#### EXERCISE TASK
An exact copy of all the data is required, with pictures left out.

━━━━━ DATA SHOWN ━━━━━

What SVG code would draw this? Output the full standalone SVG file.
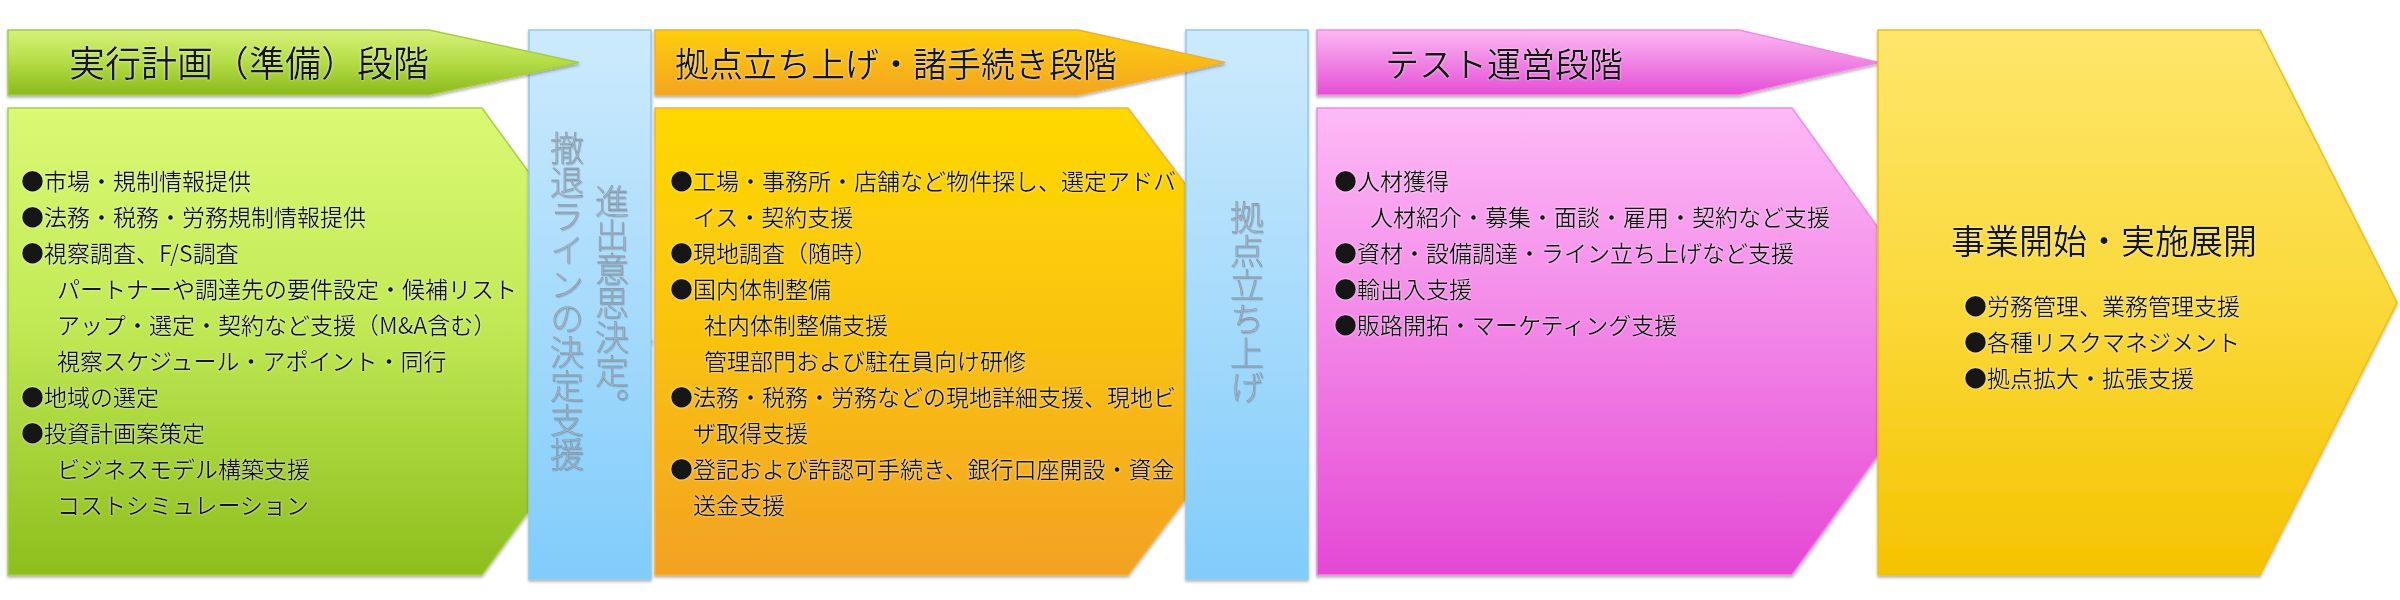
<svg xmlns="http://www.w3.org/2000/svg" width="2400" height="600" viewBox="0 0 2400 600">
<defs>
<linearGradient id="gGreenH" x1="0" y1="0" x2="0" y2="1"><stop offset="0" stop-color="#d6f27a"/><stop offset="0.5" stop-color="#b4dc45"/><stop offset="1" stop-color="#8aba1c"/></linearGradient>
<linearGradient id="gGreenB" x1="0" y1="0" x2="0" y2="1"><stop offset="0" stop-color="#daf974"/><stop offset="0.45" stop-color="#c2ea56"/><stop offset="1" stop-color="#8dbe1d"/></linearGradient>
<linearGradient id="gOrangeH" x1="0" y1="0" x2="0" y2="1"><stop offset="0" stop-color="#fdcf0c"/><stop offset="1" stop-color="#f4a422"/></linearGradient>
<linearGradient id="gOrangeB" x1="0" y1="0" x2="0" y2="1"><stop offset="0" stop-color="#ffd900"/><stop offset="0.5" stop-color="#f9c210"/><stop offset="1" stop-color="#f3a124"/></linearGradient>
<linearGradient id="gPinkH" x1="0" y1="0" x2="0" y2="1"><stop offset="0" stop-color="#fbb8f3"/><stop offset="1" stop-color="#e54ed5"/></linearGradient>
<linearGradient id="gPinkB" x1="0" y1="0" x2="0" y2="1"><stop offset="0" stop-color="#fdbaf6"/><stop offset="0.45" stop-color="#f389e8"/><stop offset="1" stop-color="#e548d4"/></linearGradient>
<linearGradient id="gYellow" x1="0" y1="0" x2="0" y2="1"><stop offset="0" stop-color="#fee66c"/><stop offset="0.5" stop-color="#fad93a"/><stop offset="1" stop-color="#f5c300"/></linearGradient>
<linearGradient id="gBlue" x1="0" y1="0" x2="0" y2="1"><stop offset="0" stop-color="#cdeafc"/><stop offset="1" stop-color="#80ccfb"/></linearGradient>
<filter id="sh" x="-5%" y="-5%" width="110%" height="115%"><feDropShadow dx="0" dy="2" stdDeviation="1.5" flood-color="#000" flood-opacity="0.3"/></filter>
<filter id="glow" x="-5%" y="-20%" width="110%" height="140%"><feGaussianBlur in="SourceAlpha" stdDeviation="1.3" result="b"/><feFlood flood-color="#ffffff" flood-opacity="0.75"/><feComposite in2="b" operator="in" result="w"/><feMerge><feMergeNode in="w"/><feMergeNode in="SourceGraphic"/></feMerge></filter>
<filter id="emb" x="-20%" y="-5%" width="140%" height="110%"><feDropShadow dx="0.8" dy="1.2" stdDeviation="0.5" flood-color="#2a3a4a" flood-opacity="0.25"/></filter>
</defs>
<style>
text{font-family:"Noto Sans CJK JP","Noto Sans CJK SC",sans-serif;}
.hd{font-size:34px;fill:#161616;filter:url(#glow);}
.bd{font-size:23px;fill:#161616;filter:url(#glow);}
.vt{font-size:34px;font-weight:300;writing-mode:vertical-rl;fill:#a3b4c4;stroke:#6b7d90;stroke-width:0.3px;filter:url(#emb);}
.shape{filter:url(#sh);}
</style>
<rect width="2400" height="600" fill="#ffffff"/>

<g id="body-planning">
<polygon class="shape" points="8,108 482,108 652,341.5 482,575 8,575" fill="url(#gGreenB)" stroke="#a8cf48" stroke-width="1.5"/>
<text class="bd" x="21" y="190">●市場・規制情報提供</text>
<text class="bd" x="21" y="226">●法務・税務・労務規制情報提供</text>
<text class="bd" x="21" y="262">●視察調査、F/S調査</text>
<text class="bd" x="57" y="298">パートナーや調達先の要件設定・候補リスト</text>
<text class="bd" x="57" y="334">アップ・選定・契約など支援（M&amp;A含む）</text>
<text class="bd" x="57" y="370">視察スケジュール・アポイント・同行</text>
<text class="bd" x="21" y="406">●地域の選定</text>
<text class="bd" x="21" y="442">●投資計画案策定</text>
<text class="bd" x="57" y="478">ビジネスモデル構築支援</text>
<text class="bd" x="57" y="514">コストシミュレーション</text>
</g>

<g id="body-setup">
<polygon class="shape" points="655,108 1128,108 1304,341.5 1128,575 655,575" fill="url(#gOrangeB)" stroke="#f2b23a" stroke-width="1.5"/>
<text class="bd" x="670" y="190">●工場・事務所・店舗など物件探し、選定アドバ</text>
<text class="bd" x="693" y="226">イス・契約支援</text>
<text class="bd" x="670" y="262">●現地調査（随時）</text>
<text class="bd" x="670" y="298">●国内体制整備</text>
<text class="bd" x="704" y="334">社内体制整備支援</text>
<text class="bd" x="704" y="370">管理部門および駐在員向け研修</text>
<text class="bd" x="670" y="406">●法務・税務・労務などの現地詳細支援、現地ビ</text>
<text class="bd" x="693" y="442">ザ取得支援</text>
<text class="bd" x="670" y="478">●登記および許認可手続き、銀行口座開設・資金</text>
<text class="bd" x="693" y="514">送金支援</text>
</g>

<g id="body-test">
<polygon class="shape" points="1317,108 1792,108 1960,341.5 1792,575 1317,575" fill="url(#gPinkB)" stroke="#f08ae6" stroke-width="1.5"/>
<text class="bd" x="1334" y="190">●人材獲得</text>
<text class="bd" x="1370" y="226">人材紹介・募集・面談・雇用・契約など支援</text>
<text class="bd" x="1334" y="262">●資材・設備調達・ライン立ち上げなど支援</text>
<text class="bd" x="1334" y="298">●輸出入支援</text>
<text class="bd" x="1334" y="334">●販路開拓・マーケティング支援</text>
</g>

<g id="decision-column">
<rect class="shape" x="529" y="30" width="122" height="549" fill="url(#gBlue)" stroke="#8ecaf0" stroke-width="1.5"/>
<text class="vt" x="612" y="184">進出意思決定。</text>
<text class="vt" x="567" y="131">撤退ラインの決定支援</text>
</g>

<g id="launch-column">
<rect class="shape" x="1186" y="30" width="122" height="549" fill="url(#gBlue)" stroke="#8ecaf0" stroke-width="1.5"/>
<text class="vt" x="1247" y="200">拠点立ち上げ</text>
</g>

<g id="header-planning">
<polygon class="shape" points="8,30 429,30 579,62.5 429,95 8,95" fill="url(#gGreenH)" stroke="#a6cc44" stroke-width="1.5"/>
<text class="hd" x="69" y="77" style="font-size:36px">実行計画（準備）段階</text>
</g>

<g id="header-setup">
<polygon class="shape" points="655,30 1078,30 1225,62.5 1078,95 655,95" fill="url(#gOrangeH)" stroke="#f2ae30" stroke-width="1.5"/>
<text class="hd" x="675" y="77">拠点立ち上げ・諸手続き段階</text>
</g>

<g id="header-test">
<polygon class="shape" points="1317,30 1739,30 1879,62.5 1739,95 1317,95" fill="url(#gPinkH)" stroke="#f08ae6" stroke-width="1.5"/>
<text class="hd" x="1385" y="77">テスト運営段階</text>
</g>

<g id="business-start">
<polygon class="shape" points="1878,30 2260,30 2397,302.5 2260,575 1878,575" fill="url(#gYellow)" stroke="#f0c010" stroke-width="1.5"/>
<text class="hd" x="2104" y="254" text-anchor="middle">事業開始・実施展開</text>
<text class="bd" x="1964" y="315">●労務管理、業務管理支援</text>
<text class="bd" x="1964" y="351">●各種リスクマネジメント</text>
<text class="bd" x="1964" y="387">●拠点拡大・拡張支援</text>
</g>

<g id="connectors"></g>
</svg>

━━━━━

#### RESPONSE TO THE TASK
What SVG code would draw this? Output the full standalone SVG file.
<svg xmlns="http://www.w3.org/2000/svg" width="2400" height="600" viewBox="0 0 2400 600">
<defs>
<linearGradient id="gGreenH" x1="0" y1="0" x2="0" y2="1"><stop offset="0" stop-color="#d6f27a"/><stop offset="0.5" stop-color="#b4dc45"/><stop offset="1" stop-color="#8aba1c"/></linearGradient>
<linearGradient id="gGreenB" x1="0" y1="0" x2="0" y2="1"><stop offset="0" stop-color="#daf974"/><stop offset="0.45" stop-color="#c2ea56"/><stop offset="1" stop-color="#8dbe1d"/></linearGradient>
<linearGradient id="gOrangeH" x1="0" y1="0" x2="0" y2="1"><stop offset="0" stop-color="#fdcf0c"/><stop offset="1" stop-color="#f4a422"/></linearGradient>
<linearGradient id="gOrangeB" x1="0" y1="0" x2="0" y2="1"><stop offset="0" stop-color="#ffd900"/><stop offset="0.5" stop-color="#f9c210"/><stop offset="1" stop-color="#f3a124"/></linearGradient>
<linearGradient id="gPinkH" x1="0" y1="0" x2="0" y2="1"><stop offset="0" stop-color="#fbb8f3"/><stop offset="1" stop-color="#e54ed5"/></linearGradient>
<linearGradient id="gPinkB" x1="0" y1="0" x2="0" y2="1"><stop offset="0" stop-color="#fdbaf6"/><stop offset="0.45" stop-color="#f389e8"/><stop offset="1" stop-color="#e548d4"/></linearGradient>
<linearGradient id="gYellow" x1="0" y1="0" x2="0" y2="1"><stop offset="0" stop-color="#fee66c"/><stop offset="0.5" stop-color="#fad93a"/><stop offset="1" stop-color="#f5c300"/></linearGradient>
<linearGradient id="gBlue" x1="0" y1="0" x2="0" y2="1"><stop offset="0" stop-color="#cdeafc"/><stop offset="1" stop-color="#80ccfb"/></linearGradient>
<filter id="sh" x="-5%" y="-5%" width="110%" height="115%"><feDropShadow dx="0" dy="2" stdDeviation="1.5" flood-color="#000" flood-opacity="0.3"/></filter>
<filter id="glow" x="-5%" y="-20%" width="110%" height="140%"><feGaussianBlur in="SourceAlpha" stdDeviation="1.3" result="b"/><feFlood flood-color="#ffffff" flood-opacity="0.75"/><feComposite in2="b" operator="in" result="w"/><feMerge><feMergeNode in="w"/><feMergeNode in="SourceGraphic"/></feMerge></filter>
<filter id="emb" x="-20%" y="-5%" width="140%" height="110%"><feDropShadow dx="0.8" dy="1.2" stdDeviation="0.5" flood-color="#2a3a4a" flood-opacity="0.25"/></filter>
</defs>
<style>
text{font-family:"Noto Sans CJK JP","Noto Sans CJK SC",sans-serif;}
.hd{font-size:34px;fill:#161616;filter:url(#glow);}
.bd{font-size:23px;fill:#161616;filter:url(#glow);}
.vt{font-size:34px;font-weight:300;writing-mode:vertical-rl;fill:#a3b4c4;stroke:#6b7d90;stroke-width:0.3px;filter:url(#emb);}
.shape{filter:url(#sh);}
</style>
<rect width="2400" height="600" fill="#ffffff"/>

<g id="body-planning">
<polygon class="shape" points="8,108 482,108 652,341.5 482,575 8,575" fill="url(#gGreenB)" stroke="#a8cf48" stroke-width="1.5"/>
<text class="bd" x="21" y="190">●市場・規制情報提供</text>
<text class="bd" x="21" y="226">●法務・税務・労務規制情報提供</text>
<text class="bd" x="21" y="262">●視察調査、F/S調査</text>
<text class="bd" x="57" y="298">パートナーや調達先の要件設定・候補リスト</text>
<text class="bd" x="57" y="334">アップ・選定・契約など支援（M&amp;A含む）</text>
<text class="bd" x="57" y="370">視察スケジュール・アポイント・同行</text>
<text class="bd" x="21" y="406">●地域の選定</text>
<text class="bd" x="21" y="442">●投資計画案策定</text>
<text class="bd" x="57" y="478">ビジネスモデル構築支援</text>
<text class="bd" x="57" y="514">コストシミュレーション</text>
</g>

<g id="body-setup">
<polygon class="shape" points="655,108 1128,108 1304,341.5 1128,575 655,575" fill="url(#gOrangeB)" stroke="#f2b23a" stroke-width="1.5"/>
<text class="bd" x="670" y="190">●工場・事務所・店舗など物件探し、選定アドバ</text>
<text class="bd" x="693" y="226">イス・契約支援</text>
<text class="bd" x="670" y="262">●現地調査（随時）</text>
<text class="bd" x="670" y="298">●国内体制整備</text>
<text class="bd" x="704" y="334">社内体制整備支援</text>
<text class="bd" x="704" y="370">管理部門および駐在員向け研修</text>
<text class="bd" x="670" y="406">●法務・税務・労務などの現地詳細支援、現地ビ</text>
<text class="bd" x="693" y="442">ザ取得支援</text>
<text class="bd" x="670" y="478">●登記および許認可手続き、銀行口座開設・資金</text>
<text class="bd" x="693" y="514">送金支援</text>
</g>

<g id="body-test">
<polygon class="shape" points="1317,108 1792,108 1960,341.5 1792,575 1317,575" fill="url(#gPinkB)" stroke="#f08ae6" stroke-width="1.5"/>
<text class="bd" x="1334" y="190">●人材獲得</text>
<text class="bd" x="1370" y="226">人材紹介・募集・面談・雇用・契約など支援</text>
<text class="bd" x="1334" y="262">●資材・設備調達・ライン立ち上げなど支援</text>
<text class="bd" x="1334" y="298">●輸出入支援</text>
<text class="bd" x="1334" y="334">●販路開拓・マーケティング支援</text>
</g>

<g id="decision-column">
<rect class="shape" x="529" y="30" width="122" height="549" fill="url(#gBlue)" stroke="#8ecaf0" stroke-width="1.5"/>
<text class="vt" x="612" y="184">進出意思決定。</text>
<text class="vt" x="567" y="131">撤退ラインの決定支援</text>
</g>

<g id="launch-column">
<rect class="shape" x="1186" y="30" width="122" height="549" fill="url(#gBlue)" stroke="#8ecaf0" stroke-width="1.5"/>
<text class="vt" x="1247" y="200">拠点立ち上げ</text>
</g>

<g id="header-planning">
<polygon class="shape" points="8,30 429,30 579,62.5 429,95 8,95" fill="url(#gGreenH)" stroke="#a6cc44" stroke-width="1.5"/>
<text class="hd" x="69" y="77" style="font-size:36px">実行計画（準備）段階</text>
</g>

<g id="header-setup">
<polygon class="shape" points="655,30 1078,30 1225,62.5 1078,95 655,95" fill="url(#gOrangeH)" stroke="#f2ae30" stroke-width="1.5"/>
<text class="hd" x="675" y="77">拠点立ち上げ・諸手続き段階</text>
</g>

<g id="header-test">
<polygon class="shape" points="1317,30 1739,30 1879,62.5 1739,95 1317,95" fill="url(#gPinkH)" stroke="#f08ae6" stroke-width="1.5"/>
<text class="hd" x="1385" y="77">テスト運営段階</text>
</g>

<g id="business-start">
<polygon class="shape" points="1878,30 2260,30 2397,302.5 2260,575 1878,575" fill="url(#gYellow)" stroke="#f0c010" stroke-width="1.5"/>
<text class="hd" x="2104" y="254" text-anchor="middle">事業開始・実施展開</text>
<text class="bd" x="1964" y="315">●労務管理、業務管理支援</text>
<text class="bd" x="1964" y="351">●各種リスクマネジメント</text>
<text class="bd" x="1964" y="387">●拠点拡大・拡張支援</text>
</g>

<g id="connectors"></g>
</svg>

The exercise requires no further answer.